Whatever businesses choose, agent orchestration platforms will be important to track operational metrics, enhance performance, and manage cost. Currently, some platforms are developing ways to integrate monitoring of agent telemetry such as latency, error rates, token usage, and other tool insights.17 Guardrail assessments and capabilities to detect unusual behaviors can help mitigate risks. Over time, such platforms will likely bring innovative features, such as layered business insights and additional control mechanisms. For example, an emerging category called guardian agent can both own tasks and govern other agents to sense and manage risky behaviors.18
Agent orchestration platforms will also need to incorporate regulatory compliance, an area where international efforts are advancing. The European Union AI Act sets requirements around risk assessment, transparency measures, technical safeguards, and human oversight.19 In addition, the EU’s standards bodies are working to develop harmonized legal standards as per the EU AI Act.20
Gartner® predicts that, by 2028, “33% of enterprise software applications will include agentic AI, up from less than 1% in 2024, with at least 15% of day-to-day work decisions being made autonomously through AI agents.”21 To get there, more businesses will likely begin reimagining their workflows in 2026, defining concrete and unique modules. This will help determine the kinds of agent orchestration needed, depending on criticality, dependencies, task predictability, and targeted resilience. For example, some modules may benefit from agents working sequentially—where one agent’s output becomes another’s input—while other modules might leverage agents operating in parallel or collaboratively.
Another major consideration is how humans will collaborate with multiagent systems. A global survey of 200 human resources leaders found that 86% of chief human resources officers see integrating digital labor (that is, technologies performing intelligent work) as central to their role.22 Early models show humans acting as “agent bosses,” or working alongside agents.23 In 2026, businesses will likely delve deeper into these collaboration models across more roles, functions, and tasks to identify where agent orchestration can enhance efficiency and where human strengths and collaboration can bring more meaningful value.24
By next year, enterprises will also likely start reimagining how existing roles can unlock higher-value outcomes with multiagent systems.25 For example, human contributions can include more creative prompting and guiding multiagent systems while solving problems and taking strategic decisions efficiently. At the same time, businesses will also likely focus on defining the new human skills and responsibilities for agent training, orchestration, oversight, and governance.26 Tailored training programs and developing leaders to manage both human and digital workers will be important—to embed higher quality, accountability, and resilience in multiagent decisions while leveraging uniquely human skills.27
Agent orchestration will likely shape the next era of intelligent enterprises.
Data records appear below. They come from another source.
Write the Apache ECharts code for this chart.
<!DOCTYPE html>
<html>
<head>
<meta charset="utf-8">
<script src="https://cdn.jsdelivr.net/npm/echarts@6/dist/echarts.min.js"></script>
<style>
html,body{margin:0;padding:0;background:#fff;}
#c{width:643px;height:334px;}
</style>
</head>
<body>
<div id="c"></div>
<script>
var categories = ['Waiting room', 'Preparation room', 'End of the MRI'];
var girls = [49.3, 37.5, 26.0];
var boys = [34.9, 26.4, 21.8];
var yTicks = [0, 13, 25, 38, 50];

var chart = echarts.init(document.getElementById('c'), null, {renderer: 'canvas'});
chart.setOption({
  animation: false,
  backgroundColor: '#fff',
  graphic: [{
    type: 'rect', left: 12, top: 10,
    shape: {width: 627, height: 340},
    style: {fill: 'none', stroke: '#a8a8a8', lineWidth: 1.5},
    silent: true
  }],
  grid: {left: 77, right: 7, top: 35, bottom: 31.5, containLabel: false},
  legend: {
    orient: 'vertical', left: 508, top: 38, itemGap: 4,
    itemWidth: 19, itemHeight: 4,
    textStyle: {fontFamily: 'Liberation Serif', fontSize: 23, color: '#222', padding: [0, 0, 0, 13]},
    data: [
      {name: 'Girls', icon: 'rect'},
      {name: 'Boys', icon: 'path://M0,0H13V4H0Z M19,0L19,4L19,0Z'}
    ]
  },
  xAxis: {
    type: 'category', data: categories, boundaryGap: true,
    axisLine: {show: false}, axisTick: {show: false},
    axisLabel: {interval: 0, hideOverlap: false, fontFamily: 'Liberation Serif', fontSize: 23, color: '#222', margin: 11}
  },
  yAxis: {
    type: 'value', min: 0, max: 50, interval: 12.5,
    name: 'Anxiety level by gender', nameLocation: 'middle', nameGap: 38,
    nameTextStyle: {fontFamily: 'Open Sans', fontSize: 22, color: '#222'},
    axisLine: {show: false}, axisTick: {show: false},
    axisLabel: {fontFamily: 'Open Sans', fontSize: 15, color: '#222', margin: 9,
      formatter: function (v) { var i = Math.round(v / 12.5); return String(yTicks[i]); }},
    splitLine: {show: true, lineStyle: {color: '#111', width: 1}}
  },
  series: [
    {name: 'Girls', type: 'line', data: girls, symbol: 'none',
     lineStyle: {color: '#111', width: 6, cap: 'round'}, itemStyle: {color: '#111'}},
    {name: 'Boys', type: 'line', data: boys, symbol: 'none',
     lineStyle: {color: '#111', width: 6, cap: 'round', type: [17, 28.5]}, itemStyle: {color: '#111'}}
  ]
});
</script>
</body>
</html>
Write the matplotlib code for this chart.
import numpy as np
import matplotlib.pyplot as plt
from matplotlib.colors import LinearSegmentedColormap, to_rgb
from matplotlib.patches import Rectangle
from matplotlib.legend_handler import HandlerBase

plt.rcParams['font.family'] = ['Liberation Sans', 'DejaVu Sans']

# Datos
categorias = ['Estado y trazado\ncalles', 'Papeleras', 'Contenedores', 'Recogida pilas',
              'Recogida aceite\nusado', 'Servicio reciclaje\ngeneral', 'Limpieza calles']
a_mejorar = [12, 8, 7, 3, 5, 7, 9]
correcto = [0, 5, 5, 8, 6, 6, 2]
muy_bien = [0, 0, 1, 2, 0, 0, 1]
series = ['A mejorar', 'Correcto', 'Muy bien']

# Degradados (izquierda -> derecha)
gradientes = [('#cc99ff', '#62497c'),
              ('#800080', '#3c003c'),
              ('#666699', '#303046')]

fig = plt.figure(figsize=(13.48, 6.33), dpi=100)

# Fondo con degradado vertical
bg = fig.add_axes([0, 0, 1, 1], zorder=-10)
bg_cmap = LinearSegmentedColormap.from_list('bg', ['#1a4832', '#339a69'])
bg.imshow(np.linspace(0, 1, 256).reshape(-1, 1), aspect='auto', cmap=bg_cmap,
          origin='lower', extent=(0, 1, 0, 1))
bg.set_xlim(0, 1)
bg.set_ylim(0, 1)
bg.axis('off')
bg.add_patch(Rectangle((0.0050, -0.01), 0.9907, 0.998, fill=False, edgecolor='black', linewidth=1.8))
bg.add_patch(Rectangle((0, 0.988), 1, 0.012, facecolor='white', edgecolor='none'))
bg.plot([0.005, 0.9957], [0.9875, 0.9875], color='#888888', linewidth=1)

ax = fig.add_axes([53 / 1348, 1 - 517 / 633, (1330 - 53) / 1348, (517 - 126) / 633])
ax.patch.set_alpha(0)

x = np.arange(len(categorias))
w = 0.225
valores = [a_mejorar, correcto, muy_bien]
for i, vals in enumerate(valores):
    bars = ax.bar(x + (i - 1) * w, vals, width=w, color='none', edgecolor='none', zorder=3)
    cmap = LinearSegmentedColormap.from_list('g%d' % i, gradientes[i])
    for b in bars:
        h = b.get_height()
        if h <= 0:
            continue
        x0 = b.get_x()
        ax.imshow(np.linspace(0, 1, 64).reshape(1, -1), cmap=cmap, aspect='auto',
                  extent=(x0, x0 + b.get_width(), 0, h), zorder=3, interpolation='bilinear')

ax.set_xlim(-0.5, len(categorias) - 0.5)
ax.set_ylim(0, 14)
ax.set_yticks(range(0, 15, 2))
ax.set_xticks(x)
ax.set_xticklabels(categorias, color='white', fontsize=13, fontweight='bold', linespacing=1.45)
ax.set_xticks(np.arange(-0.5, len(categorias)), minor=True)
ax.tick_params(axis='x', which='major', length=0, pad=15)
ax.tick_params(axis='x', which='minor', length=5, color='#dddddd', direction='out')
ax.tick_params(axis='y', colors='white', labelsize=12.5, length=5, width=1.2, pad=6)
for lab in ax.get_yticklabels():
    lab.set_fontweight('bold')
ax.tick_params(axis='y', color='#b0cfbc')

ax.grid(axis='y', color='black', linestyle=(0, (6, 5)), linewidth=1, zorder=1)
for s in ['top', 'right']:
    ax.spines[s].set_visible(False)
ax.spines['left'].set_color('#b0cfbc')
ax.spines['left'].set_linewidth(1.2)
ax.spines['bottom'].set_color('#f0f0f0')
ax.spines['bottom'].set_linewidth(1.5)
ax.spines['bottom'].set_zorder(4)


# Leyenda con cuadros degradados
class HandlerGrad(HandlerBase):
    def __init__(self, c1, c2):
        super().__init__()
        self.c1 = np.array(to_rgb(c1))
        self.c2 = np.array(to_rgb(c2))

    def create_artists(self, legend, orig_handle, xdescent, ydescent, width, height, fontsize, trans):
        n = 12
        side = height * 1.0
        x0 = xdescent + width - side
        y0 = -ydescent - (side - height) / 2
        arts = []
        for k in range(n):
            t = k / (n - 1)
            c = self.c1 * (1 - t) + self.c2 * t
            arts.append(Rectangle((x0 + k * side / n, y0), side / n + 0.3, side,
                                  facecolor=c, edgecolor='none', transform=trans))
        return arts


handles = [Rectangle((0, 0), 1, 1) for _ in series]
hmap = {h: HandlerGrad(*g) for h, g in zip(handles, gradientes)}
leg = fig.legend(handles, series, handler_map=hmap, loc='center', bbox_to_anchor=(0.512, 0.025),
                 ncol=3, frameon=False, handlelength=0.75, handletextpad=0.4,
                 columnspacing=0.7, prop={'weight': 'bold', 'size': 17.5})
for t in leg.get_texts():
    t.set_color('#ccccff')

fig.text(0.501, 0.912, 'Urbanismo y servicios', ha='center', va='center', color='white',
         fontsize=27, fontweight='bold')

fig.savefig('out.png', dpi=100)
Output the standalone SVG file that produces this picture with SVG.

Next year, we expect businesses to start scaling multiagent systems, bringing additional complexity to their IT and business environments. Agent communication protocols will likely consolidate around those offering ease of experimentation, flexibility, scalability, and security. Enterprise workflows will likely start becoming more modular, powered by agents—built internally or acquired through software as a service and other third-party providers. New and modified roles for human workers will begin emerging, facilitating effective collaboration with multiagent systems.
However, businesses and technology providers should act decisively to shape that journey.